Tempo Service
The Java authoring backend behind Tempo — 38 tenants, Oracle → Postgres on GCP
The system of record for module instances, published versions, draft/staging state, schedules, triggers, targeting payloads, layouts, page-type metadata, SEO overrides, and audit history across 38 production tenants. Rated business-critical in Service Registry.
The problem
Tempo Service is the spinal cord of authoring — a multi-minute outage stalls every Walmart publish across 38 tenants. The legacy Oracle environment had to be migrated to GCP Postgres in flight, without an authoring-side flag-day, while continuing to absorb ~65 Seed-monorepo PRs per month from teams the Tempo team doesn’t gate.
Module lifecycle as a state machine in SQL
A module instance flows draft_module → module_version (+ version_trigger, targeting) → published, with published_token augmenting the read-side for high-volume runtime serves. One published row per DRAFT_MODULE_PK indicates the row that’s live on the site, so the runtime’s join is bounded.
Triggers (URLs, page IDs, search terms, shelves, categories) and zone restrictions are enforced server-side at publish time, not in the UI — so a misbehaving client can’t produce a publish state the runtime can’t serve.
Self-healing the runtime cache
A runtime-validator cron runs every 2 minutes, reconciling published modules in the authoring DB against the runtime Meghacache and republishing any drift. Editorial changes propagate in seconds; cache drift heals itself in tens of seconds.

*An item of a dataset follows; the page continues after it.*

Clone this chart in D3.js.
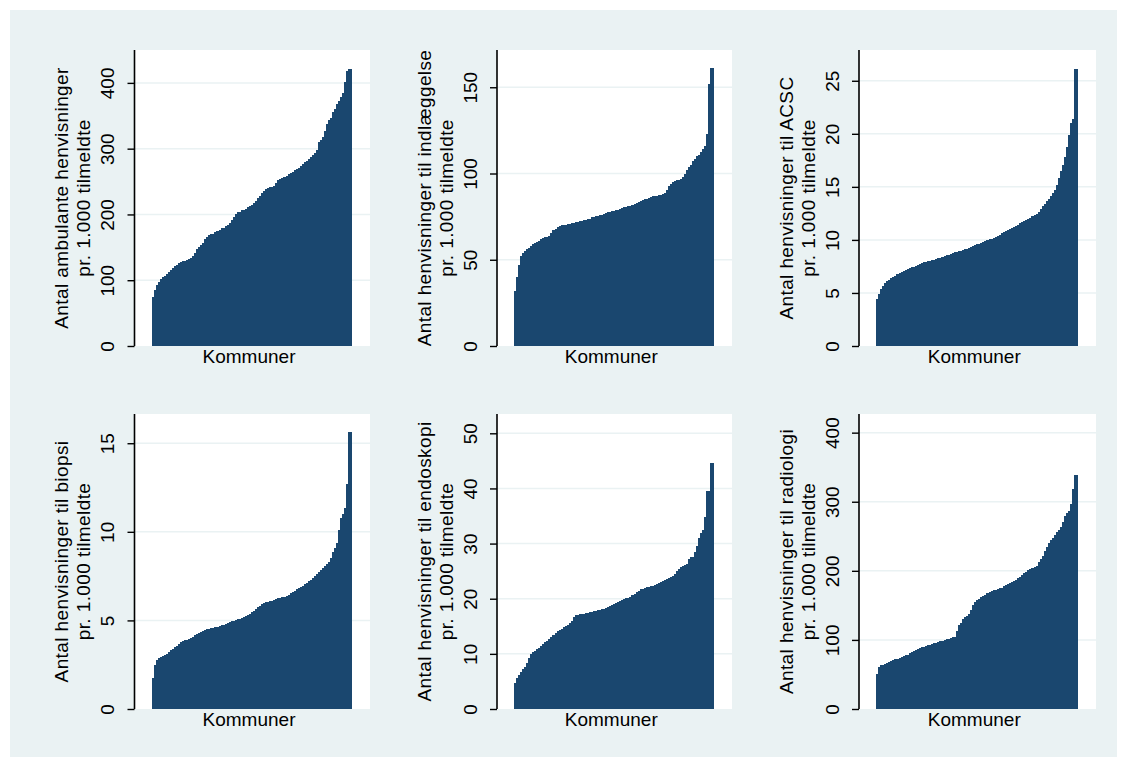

Cache-aside on the hot path
PublishedToken reads are served cache-aside via Walmart Pallet’s CacheService over Meghacache. Misses hit Postgres, hydrate the cache, and emit a Kafka event so downstream caches can warm in lockstep.
Kafka as the spine to downstream consumers
Every state change emits to KAFKA-V2-TEMPO-MOD-PROD, consumed by the Content Sync Service (which writes Cassandra for Tempo Runtime), Tango, the GraphQL CLS/OL layer, analytics, and re-indexing. The producer surface is centralized through KafkaProducerManager + SimpleKafkaProducer so producer config drift is impossible.
Why CXF (not Spring MVC)
Apache CXF lets the same Java service expose a JAX-RS surface under /services/* while keeping Spring Boot 3 underneath. Mature interceptors plug in for tenant header propagation, structured error envelopes, and W3C trace forwarding to downstreams — a more surgical fit for Walmart’s existing interceptor conventions than Spring MVC filters.
What I shipped
- Contributed to module versioning, publish, and rollback flows across draft_module, module_version, version_trigger, targeting, and published.

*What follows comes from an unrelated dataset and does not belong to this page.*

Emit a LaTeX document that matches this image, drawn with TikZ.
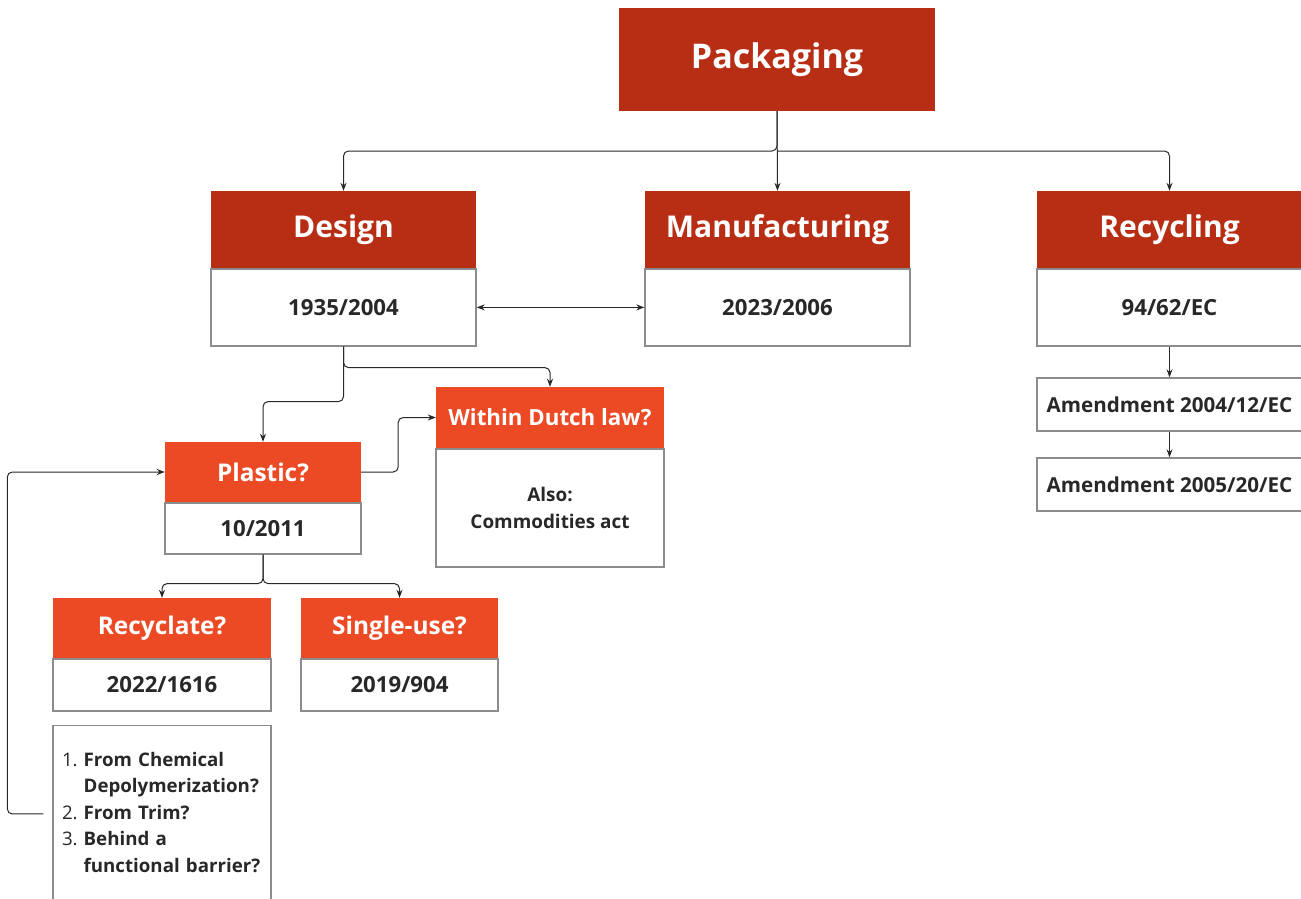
\documentclass[tikz,border=0pt]{standalone}
\usepackage{fontspec}
\setmainfont{Open Sans}
\usetikzlibrary{arrows.meta, positioning}

\definecolor{darkred}{RGB}{183,46,20}
\definecolor{orangered}{RGB}{236,74,37}
\definecolor{boxgray}{RGB}{140,140,140}
\definecolor{ink}{RGB}{40,40,40}

\tikzset{
  head/.style={fill=darkred, text=white, inner sep=0pt, font=\bfseries\fontsize{30}{36}\selectfont},
  subhead/.style={fill=orangered, text=white, inner sep=0pt, minimum height=60pt, font=\bfseries\fontsize{24.4}{29}\selectfont},
  body/.style={draw=boxgray, line width=1.4pt, fill=white, text=ink, inner sep=0pt, align=center, font=\bfseries\fontsize{22.2}{27}\selectfont},
  link/.style={draw=ink, line width=1pt, rounded corners=5pt, -{Stealth[length=8pt,width=6pt]}}
}

\begin{document}
\begin{tikzpicture}[x=1pt, y=-1pt, node distance=0pt]
        \useasboundingbox (0,0) rectangle (1301,899);

        % Nodes
        \node (pack) [head, minimum width=316pt, minimum height=103pt, font=\bfseries\fontsize{34}{40}\selectfont] at (777,59.5) {Packaging};

        \node (design) [head, minimum width=265pt, minimum height=77pt] at (343.5,229.5) {Design};
        \node (designlaw) [body, below=of design, minimum width=265pt, minimum height=77pt] {1935/2004};
        \node (manu) [head, minimum width=265pt, minimum height=77pt] at (777.5,229.5) {Manufacturing};
        \node (manulaw) [body, below=of manu, minimum width=265pt, minimum height=77pt] {2023/2006};
        \node (recyc) [head, minimum width=265pt, minimum height=77pt] at (1169.5,229.5) {Recycling};
        \node (recyclaw) [body, below=of recyc, minimum width=265pt, minimum height=77pt] {94/62/EC};

        \node (amend1) [body, minimum width=265pt, minimum height=53pt, font=\bfseries\fontsize{20.6}{25}\selectfont] at (1169.5,404.5) {Amendment 2004/12/EC};
        \node (amend2) [body, minimum width=265pt, minimum height=53pt, font=\bfseries\fontsize{20.6}{25}\selectfont] at (1169.5,484.5) {Amendment 2005/20/EC};

        \node (dutch) [subhead, minimum width=228pt, minimum height=61pt, font=\bfseries\fontsize{22.3}{27}\selectfont] at (550,417.5) {Within Dutch law?};
        \node (dutchlaw) [body, below=of dutch, minimum width=228pt, minimum height=118pt, font=\bfseries\fontsize{18.9}{27}\selectfont] {Also:\\Commodities act};

        \node (plastic) [subhead, minimum width=196pt] at (263,472) {Plastic?};
        \node (plasticlaw) [body, below=of plastic, minimum width=196pt, minimum height=51pt] {10/2011};

        \node (recyclate) [subhead, minimum width=218pt] at (162,628) {Recyclate?};
        \node (recyclatelaw) [body, below=of recyclate, minimum width=218pt, minimum height=52pt] {2022/1616};
        \node (single) [subhead, minimum width=197pt] at (399.5,628) {Single-use?};
        \node (singlelaw) [body, below=of single, minimum width=197pt, minimum height=52pt] {2019/904};

        \node (checks) [body, anchor=north, minimum width=218pt, text width=200pt, align=left, inner ysep=22pt, font=\fontsize{18.7}{26.5}\selectfont] at (162,725) {%
          \begin{tabular}{@{}r@{\hspace{6pt}}l@{}}
            1. & \textbf{From Chemical}\\
               & \textbf{Depolymerization?}\\
            2. & \textbf{From Trim?}\\
            3. & \textbf{Behind a}\\
               & \textbf{functional barrier?}
          \end{tabular}};

        % Edges
        \coordinate (fork) at (777,151);
        \draw[link] (pack.south) -- (fork) -| (design.north);
        \draw[link] (pack.south) -- (manu.north);
        \draw[link] (fork) -| (recyc.north);

        \draw[link, {Stealth[length=8pt,width=6pt]}-{Stealth[length=8pt,width=6pt]}] (designlaw) -- (manulaw);

        \draw[link] (designlaw.south) -- ++(0,21) -| (dutch.north);
        \draw[link] (designlaw.south) -- ++(0,55) -| (plastic.north);
        \draw[link] (plastic.east) -- ++(37,0) |- (dutch.west);

        \draw[link] (plasticlaw.south) -- ++(0,29) -| (recyclate.north);
        \draw[link] (plasticlaw.south) -- ++(0,29) -| (single.north);

        \draw[link] ([xshift=-9pt]checks.west) -- ++(-36,0) |- (plastic.west);

        \draw[link] (recyclaw.south) -- (amend1.north);
        \draw[link] (amend1.south) -- (amend2.north);
    \end{tikzpicture}
\end{document}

- Hardened tenant header propagation and W3C trace forwarding through CXF interceptors so the V3 UI → Tempo Service → Tempo Runtime chain is fully traceable end-to-end.

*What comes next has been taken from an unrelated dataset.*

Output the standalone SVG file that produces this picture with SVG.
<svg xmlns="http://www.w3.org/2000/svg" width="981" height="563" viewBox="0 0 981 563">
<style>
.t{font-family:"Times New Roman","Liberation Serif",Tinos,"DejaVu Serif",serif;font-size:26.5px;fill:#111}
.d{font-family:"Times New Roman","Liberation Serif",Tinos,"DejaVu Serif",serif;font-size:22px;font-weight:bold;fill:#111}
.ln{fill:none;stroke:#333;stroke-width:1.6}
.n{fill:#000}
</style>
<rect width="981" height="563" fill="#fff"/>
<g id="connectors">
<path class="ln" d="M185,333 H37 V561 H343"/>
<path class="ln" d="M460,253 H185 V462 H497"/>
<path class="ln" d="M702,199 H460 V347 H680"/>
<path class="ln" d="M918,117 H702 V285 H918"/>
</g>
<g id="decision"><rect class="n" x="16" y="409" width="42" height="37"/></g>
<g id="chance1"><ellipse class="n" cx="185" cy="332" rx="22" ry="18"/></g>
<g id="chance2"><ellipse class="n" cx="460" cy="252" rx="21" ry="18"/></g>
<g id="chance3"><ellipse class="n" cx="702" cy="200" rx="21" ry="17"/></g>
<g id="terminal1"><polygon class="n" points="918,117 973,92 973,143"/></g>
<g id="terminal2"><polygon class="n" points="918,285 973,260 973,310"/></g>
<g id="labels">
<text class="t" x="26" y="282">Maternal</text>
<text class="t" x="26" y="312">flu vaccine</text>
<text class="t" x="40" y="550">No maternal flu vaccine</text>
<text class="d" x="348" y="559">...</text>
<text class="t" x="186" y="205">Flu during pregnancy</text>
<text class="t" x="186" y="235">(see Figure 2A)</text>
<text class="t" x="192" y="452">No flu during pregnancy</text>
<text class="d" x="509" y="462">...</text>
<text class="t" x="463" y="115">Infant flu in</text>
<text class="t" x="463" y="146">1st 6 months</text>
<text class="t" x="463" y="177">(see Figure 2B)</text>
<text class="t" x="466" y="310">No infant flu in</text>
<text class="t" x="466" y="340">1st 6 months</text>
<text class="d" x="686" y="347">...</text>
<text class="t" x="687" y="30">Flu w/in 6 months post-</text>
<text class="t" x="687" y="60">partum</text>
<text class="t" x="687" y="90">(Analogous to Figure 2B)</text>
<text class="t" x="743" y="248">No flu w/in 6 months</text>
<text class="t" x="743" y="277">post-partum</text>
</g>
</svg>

- Tuned cache-aside semantics on the PublishedToken hot path — cache hit ratios and Kafka invalidation events are now load-bearing for runtime cache warmth.
- Participated in the Oracle → GCP Postgres modernization (the *-post environments), validating Hibernate dialects and query plans against the new dialect.
- Multi-region prod deployment across useast4 / uscentral / EDC with Istio mTLS sidecars and Akeyless-managed secrets through the KITT pipeline.